Dataset section:
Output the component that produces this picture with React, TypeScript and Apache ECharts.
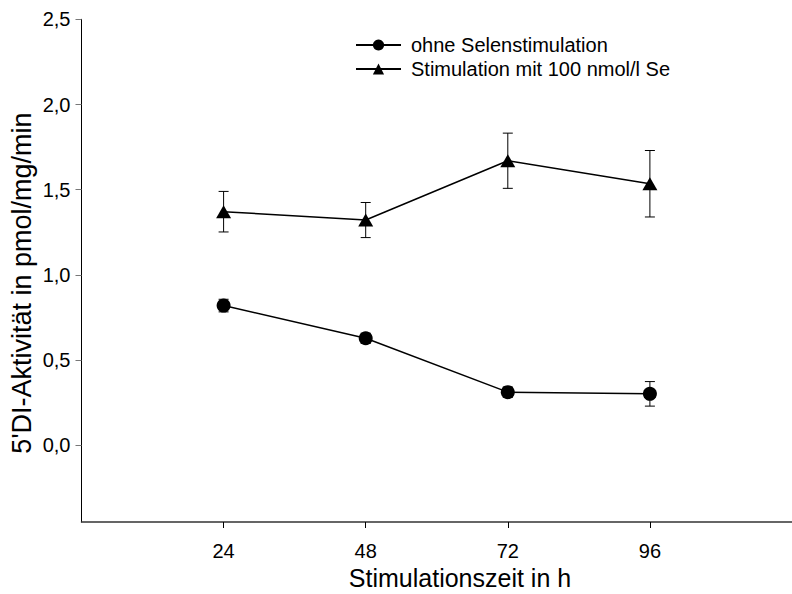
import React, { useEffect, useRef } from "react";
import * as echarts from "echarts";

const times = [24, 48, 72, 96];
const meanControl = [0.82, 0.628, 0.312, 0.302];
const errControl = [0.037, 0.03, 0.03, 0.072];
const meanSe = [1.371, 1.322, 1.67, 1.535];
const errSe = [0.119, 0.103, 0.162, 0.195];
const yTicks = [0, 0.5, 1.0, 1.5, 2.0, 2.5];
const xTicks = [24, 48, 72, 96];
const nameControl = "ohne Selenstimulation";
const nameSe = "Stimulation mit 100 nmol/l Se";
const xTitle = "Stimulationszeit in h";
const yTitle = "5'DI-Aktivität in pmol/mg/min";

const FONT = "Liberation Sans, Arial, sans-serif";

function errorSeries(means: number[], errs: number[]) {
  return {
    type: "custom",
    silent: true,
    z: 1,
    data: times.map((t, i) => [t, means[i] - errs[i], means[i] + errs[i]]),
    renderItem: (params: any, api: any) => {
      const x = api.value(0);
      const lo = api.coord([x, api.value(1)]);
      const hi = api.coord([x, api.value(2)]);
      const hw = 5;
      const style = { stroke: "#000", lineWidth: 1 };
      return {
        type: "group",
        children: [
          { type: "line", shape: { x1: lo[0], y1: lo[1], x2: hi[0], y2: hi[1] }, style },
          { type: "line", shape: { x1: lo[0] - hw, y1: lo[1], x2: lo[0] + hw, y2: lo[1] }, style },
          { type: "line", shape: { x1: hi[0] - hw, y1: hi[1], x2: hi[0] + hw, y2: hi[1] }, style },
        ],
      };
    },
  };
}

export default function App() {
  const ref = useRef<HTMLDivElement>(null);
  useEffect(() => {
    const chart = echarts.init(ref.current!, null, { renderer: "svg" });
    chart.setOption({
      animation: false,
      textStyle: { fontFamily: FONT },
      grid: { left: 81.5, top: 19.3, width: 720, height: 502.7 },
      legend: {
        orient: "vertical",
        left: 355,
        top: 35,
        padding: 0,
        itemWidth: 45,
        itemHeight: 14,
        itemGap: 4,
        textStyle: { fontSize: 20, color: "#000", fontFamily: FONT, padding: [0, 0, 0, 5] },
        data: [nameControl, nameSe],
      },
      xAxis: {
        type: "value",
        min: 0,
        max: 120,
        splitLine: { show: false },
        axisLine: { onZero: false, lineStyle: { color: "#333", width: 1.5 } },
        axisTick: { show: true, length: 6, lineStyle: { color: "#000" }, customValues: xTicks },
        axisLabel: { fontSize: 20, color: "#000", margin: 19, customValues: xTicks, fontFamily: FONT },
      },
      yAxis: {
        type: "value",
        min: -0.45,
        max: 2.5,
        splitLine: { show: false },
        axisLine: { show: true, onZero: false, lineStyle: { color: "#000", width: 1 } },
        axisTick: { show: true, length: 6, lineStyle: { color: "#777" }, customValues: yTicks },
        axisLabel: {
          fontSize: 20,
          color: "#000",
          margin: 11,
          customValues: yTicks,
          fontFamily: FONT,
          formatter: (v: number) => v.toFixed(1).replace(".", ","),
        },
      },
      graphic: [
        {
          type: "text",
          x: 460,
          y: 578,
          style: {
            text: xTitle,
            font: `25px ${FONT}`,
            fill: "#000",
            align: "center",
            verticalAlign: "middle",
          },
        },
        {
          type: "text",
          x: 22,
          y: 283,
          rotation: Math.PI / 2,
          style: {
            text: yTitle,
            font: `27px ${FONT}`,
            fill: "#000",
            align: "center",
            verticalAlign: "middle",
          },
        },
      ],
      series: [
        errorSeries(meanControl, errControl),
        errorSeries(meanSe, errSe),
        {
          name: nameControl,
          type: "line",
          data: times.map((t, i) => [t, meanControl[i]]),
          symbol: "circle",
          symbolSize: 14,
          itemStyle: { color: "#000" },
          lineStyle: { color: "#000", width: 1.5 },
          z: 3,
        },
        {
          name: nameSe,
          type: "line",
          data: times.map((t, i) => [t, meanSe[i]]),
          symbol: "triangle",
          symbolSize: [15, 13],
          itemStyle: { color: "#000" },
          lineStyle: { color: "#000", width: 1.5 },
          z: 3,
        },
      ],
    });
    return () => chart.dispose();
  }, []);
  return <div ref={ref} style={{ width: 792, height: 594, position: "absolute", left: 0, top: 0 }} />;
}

Exercise prompt:
Omit the pictures, then repeat exactly each line from the beginning of the listing through the line with "import * as".

Exercise answer:
Output the component that produces this picture with React, TypeScript and Apache ECharts.
import React, { useEffect, useRef } from "react";
import * as echarts from "echarts";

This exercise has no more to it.